In one passage that is especially lacking in credibility, Tamara Chalabi says that her father, Ahmed, just a youngster, assaulted the troops who ransacked the family mansion: “Ahmed could not bear it. Although he was not yet fourteen, he attacked the soldiers when they rummaged through his family’s belongings, and openly carried a large photograph of the dead King with him.” It’s a touching story, but it strains credulity that a 13-year-old boy would risk instant execution in that way.
Once in exile, the Chalabis—scattered to London, Beirut, Amman and elsewhere—compared themselves to the exiled elites of other refugee royalty. Says Tamara, wistfully:
“Their status put them on a par with other affluent exiles, such as ex-Maharajas from India, Persian Qajar grandees, and the Egyptian aristocrats who had left following Nasser’s revolution in 1952.”

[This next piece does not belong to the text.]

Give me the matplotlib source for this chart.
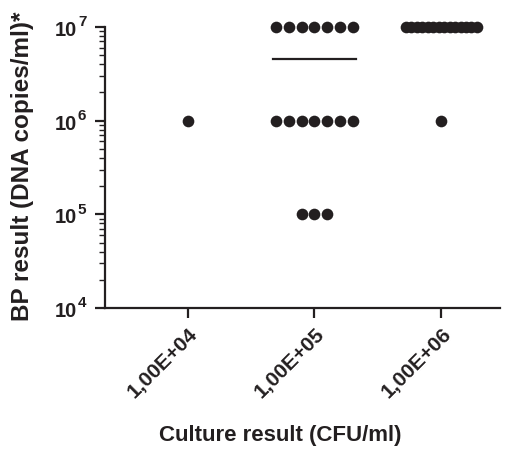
import matplotlib.pyplot as plt
from matplotlib.ticker import LogLocator, NullFormatter, FixedLocator
import numpy as np

plt.rcParams['font.family'] = ['Liberation Sans', 'DejaVu Sans']

categories = ['1,00E+04', '1,00E+05', '1,00E+06']
# values per group (value, count)
group_values = [
    [(1e6, 1)],
    [(1e7, 7), (1e6, 7), (1e5, 3)],
    [(1e7, 14), (1e6, 1)],
]
y_exponents = [4, 5, 6, 7]
dot_spacing = [0.1, 0.1, 0.043]
mean_groups = [1]  # mean line drawn for these

INK = '#231f20'

fig = plt.figure(figsize=(5.25, 4.49), dpi=100)
ax = fig.add_axes([0.2, 0.314, 0.752, 0.626])

for i, rows in enumerate(group_values):
    for val, n in rows:
        offs = (np.arange(n) - (n - 1) / 2) * dot_spacing[i]
        ax.plot(i + offs, [val] * n, 'o', color=INK, markersize=8.4,
                markeredgewidth=0, clip_on=False, zorder=3)

for i in mean_groups:
    allv = [v for v, n in group_values[i] for _ in range(n)]
    ax.plot([i - 0.33, i + 0.33], [np.mean(allv)] * 2, color=INK, lw=1.6)

ax.set_yscale('log')
ax.set_ylim(1e4, 1e7)
ax.set_xlim(-0.65, 2.46)
ax.yaxis.set_major_locator(FixedLocator([10.0 ** e for e in y_exponents]))
ax.yaxis.set_minor_locator(LogLocator(base=10, subs=np.arange(2, 10)))
ax.yaxis.set_minor_formatter(NullFormatter())
ax.set_yticklabels([''] * len(y_exponents))

# y tick labels: "10" plus a raised exponent
ytrans = ax.get_yaxis_transform()
for e in y_exponents:
    ax.annotate('10', xy=(0, 10.0 ** e), xycoords=ytrans,
                xytext=(-20, -2.5), textcoords='offset points', ha='right', va='center',
                fontsize=14.5, fontweight='bold', color=INK, annotation_clip=False)
    ax.annotate(str(e), xy=(0, 10.0 ** e), xycoords=ytrans,
                xytext=(-19.5, 0.5), textcoords='offset points', ha='left', va='baseline',
                fontsize=11, fontweight='bold', color=INK, annotation_clip=False)

ax.set_xticks(range(len(categories)))
ax.set_xticklabels(categories, rotation=45, ha='right', rotation_mode='anchor',
                   fontsize=15, fontweight='bold', color=INK)

for sp in ['top', 'right']:
    ax.spines[sp].set_visible(False)
for sp in ['left', 'bottom']:
    ax.spines[sp].set_linewidth(1.6)
    ax.spines[sp].set_color(INK)

ax.tick_params(axis='y', which='major', length=7, width=1.6, colors=INK)
ax.tick_params(axis='y', which='minor', length=4, width=1.0, colors=INK)
ax.tick_params(axis='x', length=7, width=1.6, colors=INK, pad=5)

fig.text(23 / 525, 1 - 166 / 449, 'BP result (DNA copies/ml)*', rotation=90,
         ha='center', va='center', fontsize=17.5, fontweight='bold', color=INK)
fig.text(280 / 525, 1 - 435 / 449, 'Culture result (CFU/ml)',
         ha='center', va='center', fontsize=16, fontweight='bold', color=INK)

fig.savefig('out.png', dpi=100)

In the ’60s and ’70s, the Chalabis scrambled to seek out help for a restoration. For a time, they believed that the Shah of Iran and King Hussein of Jordan might support them and their friends in retaking Baghdad from the succession of governments that followed King Faisal II, even well before Saddam Hussein and the Baath Party took over in 1968. Then, in 1969, Tamara Chalabi informs us, Ahmed Chalabi, then a young man, visited Tehran to seek the help of the Shah and Kurdish leader Mullah Mustafa Barzani in a “countercoup” in Baghdad. Although the Shah, and the CIA, did back the Kurds in an insurgency in Iraq, it was all for naught. More than three decades would pass before Chalabi could persuade outsiders—in this case, the administration of George W. Bush—to support their quest for getting back to Baghdad, and to power.

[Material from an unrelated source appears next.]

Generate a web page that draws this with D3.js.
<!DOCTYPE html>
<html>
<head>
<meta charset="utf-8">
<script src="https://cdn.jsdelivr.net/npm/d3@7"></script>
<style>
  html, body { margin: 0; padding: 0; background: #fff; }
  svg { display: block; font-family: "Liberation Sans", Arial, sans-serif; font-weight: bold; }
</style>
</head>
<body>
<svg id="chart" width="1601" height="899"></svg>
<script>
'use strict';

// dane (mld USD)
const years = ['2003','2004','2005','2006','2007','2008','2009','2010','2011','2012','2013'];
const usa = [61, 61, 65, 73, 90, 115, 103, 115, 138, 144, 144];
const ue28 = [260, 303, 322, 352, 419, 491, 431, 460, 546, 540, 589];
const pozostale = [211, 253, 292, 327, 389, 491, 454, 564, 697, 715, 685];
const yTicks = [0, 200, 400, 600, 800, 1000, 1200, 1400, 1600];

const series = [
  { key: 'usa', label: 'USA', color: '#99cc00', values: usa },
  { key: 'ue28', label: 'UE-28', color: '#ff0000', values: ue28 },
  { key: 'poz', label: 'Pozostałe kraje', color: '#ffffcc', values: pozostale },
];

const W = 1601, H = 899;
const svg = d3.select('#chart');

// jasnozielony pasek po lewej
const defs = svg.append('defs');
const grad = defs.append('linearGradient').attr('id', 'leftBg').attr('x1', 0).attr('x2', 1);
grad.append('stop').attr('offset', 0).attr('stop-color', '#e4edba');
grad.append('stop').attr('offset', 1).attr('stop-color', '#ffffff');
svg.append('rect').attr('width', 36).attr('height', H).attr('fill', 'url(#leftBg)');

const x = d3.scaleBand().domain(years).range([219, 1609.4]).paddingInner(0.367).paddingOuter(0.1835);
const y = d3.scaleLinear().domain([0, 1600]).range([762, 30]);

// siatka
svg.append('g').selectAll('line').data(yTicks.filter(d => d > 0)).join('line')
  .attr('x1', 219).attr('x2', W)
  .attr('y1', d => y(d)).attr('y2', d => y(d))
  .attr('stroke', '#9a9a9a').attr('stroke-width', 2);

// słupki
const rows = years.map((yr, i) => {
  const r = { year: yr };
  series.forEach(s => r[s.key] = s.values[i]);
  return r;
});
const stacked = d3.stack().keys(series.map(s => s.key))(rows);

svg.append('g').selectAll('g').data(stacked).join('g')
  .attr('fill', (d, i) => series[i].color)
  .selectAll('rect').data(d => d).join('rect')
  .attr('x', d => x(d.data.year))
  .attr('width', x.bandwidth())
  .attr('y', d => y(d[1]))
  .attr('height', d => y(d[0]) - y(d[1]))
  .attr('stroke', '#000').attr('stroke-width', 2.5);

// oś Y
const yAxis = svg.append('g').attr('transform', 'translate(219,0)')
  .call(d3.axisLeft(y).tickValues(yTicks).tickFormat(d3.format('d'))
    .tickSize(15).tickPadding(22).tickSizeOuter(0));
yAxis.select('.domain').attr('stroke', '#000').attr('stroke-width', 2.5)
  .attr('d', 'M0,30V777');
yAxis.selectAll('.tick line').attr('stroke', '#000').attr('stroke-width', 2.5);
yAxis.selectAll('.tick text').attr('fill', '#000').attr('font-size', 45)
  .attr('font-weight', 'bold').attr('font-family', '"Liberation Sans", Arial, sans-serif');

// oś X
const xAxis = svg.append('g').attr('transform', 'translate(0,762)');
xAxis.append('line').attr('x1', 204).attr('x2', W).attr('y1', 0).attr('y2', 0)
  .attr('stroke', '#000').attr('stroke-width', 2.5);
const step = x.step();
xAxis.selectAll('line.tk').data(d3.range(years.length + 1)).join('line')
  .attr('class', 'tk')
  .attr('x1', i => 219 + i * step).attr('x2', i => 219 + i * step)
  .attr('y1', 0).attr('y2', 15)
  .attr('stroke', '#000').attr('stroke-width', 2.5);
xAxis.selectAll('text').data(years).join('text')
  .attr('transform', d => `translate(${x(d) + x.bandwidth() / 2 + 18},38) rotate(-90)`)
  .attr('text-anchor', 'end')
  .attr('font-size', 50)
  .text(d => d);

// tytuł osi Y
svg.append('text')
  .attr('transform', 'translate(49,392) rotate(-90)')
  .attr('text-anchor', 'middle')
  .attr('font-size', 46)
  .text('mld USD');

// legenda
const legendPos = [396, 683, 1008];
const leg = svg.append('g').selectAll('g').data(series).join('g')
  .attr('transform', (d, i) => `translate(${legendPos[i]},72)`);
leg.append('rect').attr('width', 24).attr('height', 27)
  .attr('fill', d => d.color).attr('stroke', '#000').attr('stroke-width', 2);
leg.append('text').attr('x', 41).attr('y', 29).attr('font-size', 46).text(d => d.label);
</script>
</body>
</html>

Tamara Chalabi doesn’t attempt to explain her father’s close relationship with the ayatollahs in Iran, the reports that Ahmed Chalabi was secretly working with the Revolutionary Guard in Tehran or that he passed on US military secrets, including the fact that the United States had broken Iranian communication codes, to the Iranians. But she does say, throughout the book, that the Chalabis grew angry and bitter at the British for failing to protect the Iraqi royals and their allies, such as the Chalabis. And she herself suggests that she wrote the book in order to settle a score with the Americans. “It was really anger that triggered me to write this book,” says Tamara. She’s angry at the “US civil administration [in Iraq] and the international press,” presumably because neither one saw the wisdom of installing her charlatan father as leader of Iraq once it was clear that he had no support within the country. One might think that the Chalabi family would be eternally grateful that the United States was ignorant enough and arrogant enough to invade Iraq in 2003, hauling the Chalabis back into the country that had expelled them half a century earlier. Instead, she’s angry, and presumably her father feels the same way. That, in itself, might be motive enough for Ahmed Chalabi to seek out Iran, once again, to help him in Iraq, just as he did in the 1960s when he tried to enlist the Shah in his corner. Only this time, it’s not the Shah but the mullahs.